• What you will do
Output the first line of the listing and each line after it, up to and including the line that contains "return np.column_stack([cx +", exactly as written, minus the pictures.

• Collected data
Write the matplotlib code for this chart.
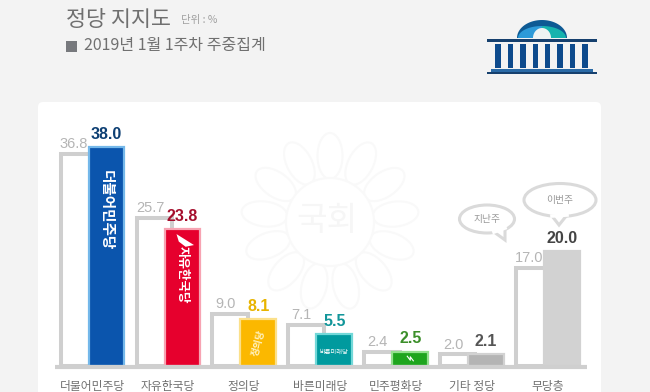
#!/usr/bin/env python3
import numpy as np
import matplotlib
matplotlib.use('Agg')
import matplotlib.pyplot as plt
from matplotlib.patches import Ellipse, FancyBboxPatch, Polygon, Rectangle

plt.rcParams['font.family'] = ['Noto Sans CJK KR', 'DejaVu Sans']

parties = ['더불어민주당', '자유한국당', '정의당', '바른미래당', '민주평화당', '기타 정당', '무당층']
last_week = [36.8, 25.7, 9.0, 7.1, 2.4, 2.0, 17.0]
this_week = [38.0, 23.8, 8.1, 5.5, 2.5, 2.1, 20.0]
fills = ['#0b55ad', '#e6002d', '#fbb800', '#009a9e', '#1ea51e', '#b4b4b4', '#d2d2d2']
edges = ['#74b8ea', '#f7a3b2', '#fbe08a', '#72d8d8', '#92e08e', '#d2d2d2', '#d2d2d2']
val_colors = ['#0d3f73', '#a50f2d', '#e8b400', '#12969a', '#3c8f2a', '#555555', '#444444']
GREY = '#cfcfcf'
BUB = '#dadada'

def half_ell(cx, cy, rx, ry, t0, t1):
    t = np.radians(np.linspace(t0, t1, 40))
    return np.column_stack([cx + rx * np.cos(t), cy - ry * np.sin(t)])

def bubble(bg, cx, cy, w, h, tail, txt):
    bg.add_patch(Ellipse((cx, cy), w, h, fc='white', ec=BUB, lw=2.2))
    bg.add_patch(Polygon(tail, closed=False, fc='white', ec=BUB, lw=2.2, joinstyle='miter'))
    bg.plot([tail[0][0], tail[2][0]], [tail[0][1], tail[2][1]], color='white', lw=2.6)
    bg.text(cx, cy, txt, fontsize=7, color='#999999', ha='center', va='center')

fig = plt.figure(figsize=(6.5, 3.92), dpi=100, facecolor='#f3f3f3')

# pixel canvas for the decoration
bg = fig.add_axes([0, 0, 1, 1]); bg.set_xlim(0, 650); bg.set_ylim(392, 0); bg.axis('off')
bg.add_patch(FancyBboxPatch((38, 102), 563, 302, boxstyle='round,pad=0,rounding_size=5', fc='white', ec='none'))

bg.text(66, 20, '정당 지지도', fontsize=15.7, color='#707070', va='center')
bg.text(181, 20, '단위 : %', fontsize=7.5, color='#a0a0a0', va='center')
bg.add_patch(Rectangle((66, 41), 11, 11, fc='#77797d', ec='none'))
bg.text(84, 45, '2019년 1월 1주차 주중집계', fontsize=11.5, color='#707070', va='center')

# assembly logo
bg.add_patch(Polygon(half_ell(542, 38, 25, 18, 0, 180), fc='#0d5a94', ec='none'))
bg.add_patch(Polygon(half_ell(542, 38, 24, 12, 90, 180).tolist() + [[542, 38]], fc='#2d9ad8', ec='none'))
bg.add_patch(Polygon(half_ell(542, 38, 24, 12, 0, 90).tolist() + [[542, 38]], fc='#16b3ae', ec='none'))
bg.add_patch(Polygon(half_ell(542, 38, 9, 10, 0, 180), fc='#eef3f3', ec='none'))
bg.add_patch(Rectangle((487, 39), 110, 3, fc='#16406e', ec='none'))
bg.add_patch(Rectangle((491, 69), 102, 3, fc='#2a6aa6', ec='none'))
bg.add_patch(Rectangle((487, 72), 110, 2.2, fc='#16406e', ec='none'))
for x in np.linspace(498, 585, 8):
    bg.add_patch(Rectangle((x - 2.7, 44), 5.4, 24, fc='#0d4a8c', ec='none'))

# watermark
wm = '#f9f9f9'
for ang in np.arange(-90, 270, 27.7):
    cx = 330 + 66 * np.cos(np.radians(ang)); cy = 222 + 66 * np.sin(np.radians(ang))
    bg.add_patch(Ellipse((cx, cy), 46, 25, angle=ang, fc='none', ec=wm, lw=1.5))
bg.add_patch(Ellipse((330, 222), 88, 88, fc='white', ec=wm, lw=1.5))
bg.text(327, 220, '국회', fontsize=24, color='#f6f6f6', ha='center', va='center')

# speech bubbles
bubble(bg, 487, 219, 55, 28, [[494, 232], [505, 240], [505, 228]], '지난주')
bubble(bg, 560, 200, 72, 33, [[552, 216], [559, 225], [567, 215]], '이번주')

# chart axes, category spacing 75.9 px and 5.76 px per percent
ax = fig.add_axes([0, 0, 1, 1]); ax.patch.set_alpha(0); ax.axis('off')
ax.set_xlim(-91.5 / 75.9, (650 - 91.5) / 75.9)
ax.set_ylim(-26 / 5.76, 366 / 5.76)

x = np.arange(len(parties))
ax.bar(x - 0.174, last_week, 0.466, color='white', edgecolor=GREY, linewidth=2.9, zorder=2)
ax.bar(x + 0.197, this_week, 0.47, color=fills, edgecolor=edges, linewidth=1.6, zorder=3)
ax.plot([-0.48, 6.53], [-0.1, -0.1], color=GREY, linewidth=3, solid_capstyle='butt', zorder=4)

for i in x:
    ax.text(i - 0.23, last_week[i] + 0.5, f'{last_week[i]:.1f}', fontsize=10.5, color='#b5b5b5',
            ha='center', va='bottom', family='Liberation Sans', zorder=5)
    ax.text(i + 0.2, this_week[i] + 0.9, f'{this_week[i]:.1f}', fontsize=11.5, color=val_colors[i],
            ha='center', va='bottom', fontweight='bold', family='Liberation Sans', zorder=5)
    ax.text(i + 0.01, -3.5, parties[i], fontsize=8.5, color='#707070', ha='center', va='center', zorder=5)

# party marks written on the bars
ax.text(0.197, 27.1, '더불어민주당', rotation=270, fontsize=10.5, fontweight='bold', color='white', ha='center', va='center', zorder=6)
ax.text(1.197, 15.8, '자유한국당', rotation=270, fontsize=9, fontweight='bold', color='white', ha='center', va='center', zorder=6)
ax.add_patch(Polygon([[1.12, 22.9], [1.35, 21.0], [1.24, 20.7], [1.15, 21.6]], fc='white', ec='none', zorder=6))
ax.text(2.197, 4, '정의당', rotation=75, fontsize=7, fontweight='bold', color='#fff3c4', ha='center', va='center', zorder=6)
ax.text(3.197, 2.5, '바른미래당', fontsize=4.5, color='white', ha='center', va='center', zorder=6)
ax.plot([4.16, 4.2, 4.2, 4.24], [1.7, 1.0, 1.6, 0.9], color='white', linewidth=0.8, zorder=6)

fig.savefig('out.png', dpi=100, facecolor=fig.get_facecolor())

• Response
Write the matplotlib code for this chart.
#!/usr/bin/env python3
import numpy as np
import matplotlib
matplotlib.use('Agg')
import matplotlib.pyplot as plt
from matplotlib.patches import Ellipse, FancyBboxPatch, Polygon, Rectangle

plt.rcParams['font.family'] = ['Noto Sans CJK KR', 'DejaVu Sans']

parties = ['더불어민주당', '자유한국당', '정의당', '바른미래당', '민주평화당', '기타 정당', '무당층']
last_week = [36.8, 25.7, 9.0, 7.1, 2.4, 2.0, 17.0]
this_week = [38.0, 23.8, 8.1, 5.5, 2.5, 2.1, 20.0]
fills = ['#0b55ad', '#e6002d', '#fbb800', '#009a9e', '#1ea51e', '#b4b4b4', '#d2d2d2']
edges = ['#74b8ea', '#f7a3b2', '#fbe08a', '#72d8d8', '#92e08e', '#d2d2d2', '#d2d2d2']
val_colors = ['#0d3f73', '#a50f2d', '#e8b400', '#12969a', '#3c8f2a', '#555555', '#444444']
GREY = '#cfcfcf'
BUB = '#dadada'

def half_ell(cx, cy, rx, ry, t0, t1):
    t = np.radians(np.linspace(t0, t1, 40))
    return np.column_stack([cx + rx * np.cos(t), cy - ry * np.sin(t)])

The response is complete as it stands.